Resource Contention: Two or more threads attempt to access/modify the same memory and conflict. It can happen between any two computing systems (threads, processes or even different computers). Contention can just slow you down; race corrupts correctness.

Resource contention exists because multiple threads compete for the same lock, but no race condition occurs because the lock enforces mutual exclusion, ensuring only one thread enters the critical section at a time, creating a clear happens-before relationship.

Dead Lock: One or more processes are blocked from making progress while waiting for a resource, while not relinquishing their hold on a shared resource. This behaviour causes multiple threads to become blocked on each other, eventually ending up in a halted stae.

The Coffman conditions, named after Edward G. Coffman, Jr., who first outlined them in 1971, describe four necessary conditions that must be present simultaneously for a deadlock to occur: 
- Mutual Exclusion 
- Hold and Wait 
- No Preemption 
- Circular Wait

Live Lock: Like dead lock but the processes are actively running, can happen when a programming loop tests for access prior to making a final change. This can end up in a non-halting state, recursively executing same code or even a buffer or stack overflow.

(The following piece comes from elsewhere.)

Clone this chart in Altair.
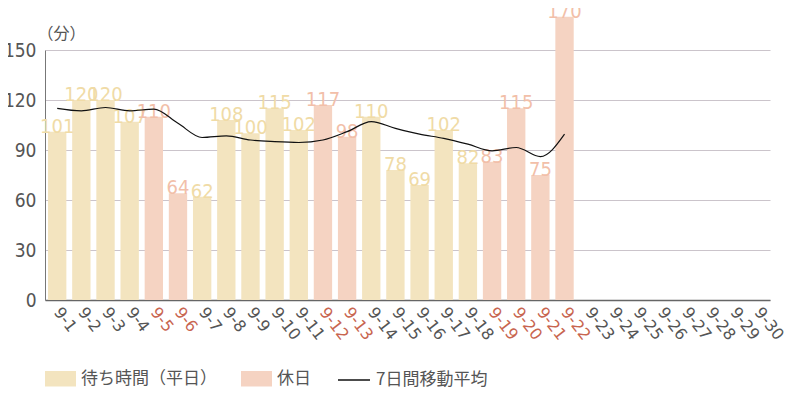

Even though both result in no useful progress, programs in deadlock stop running or exeuting any steps, so its easier to detect. But programs under a live lock, often execute the same thing repeatedly giving us the assumption that they are doing something. Livelock often shows high CPU usage with zero throughput, which misleads monitoring.
Resource Over / Under Utilization: Too little work, CPUs are sitting idle (wastage). Too many threads, CPUs are spending too much time context switching. Processes are overly complex and CPU heavy. Memory required is too large and changes very frequently. This means cache misses and data is transported too and from RAM/Disk too often, causing unnecessary latency.

Concurrent Programming Problems and Algorithms (patterns to look for)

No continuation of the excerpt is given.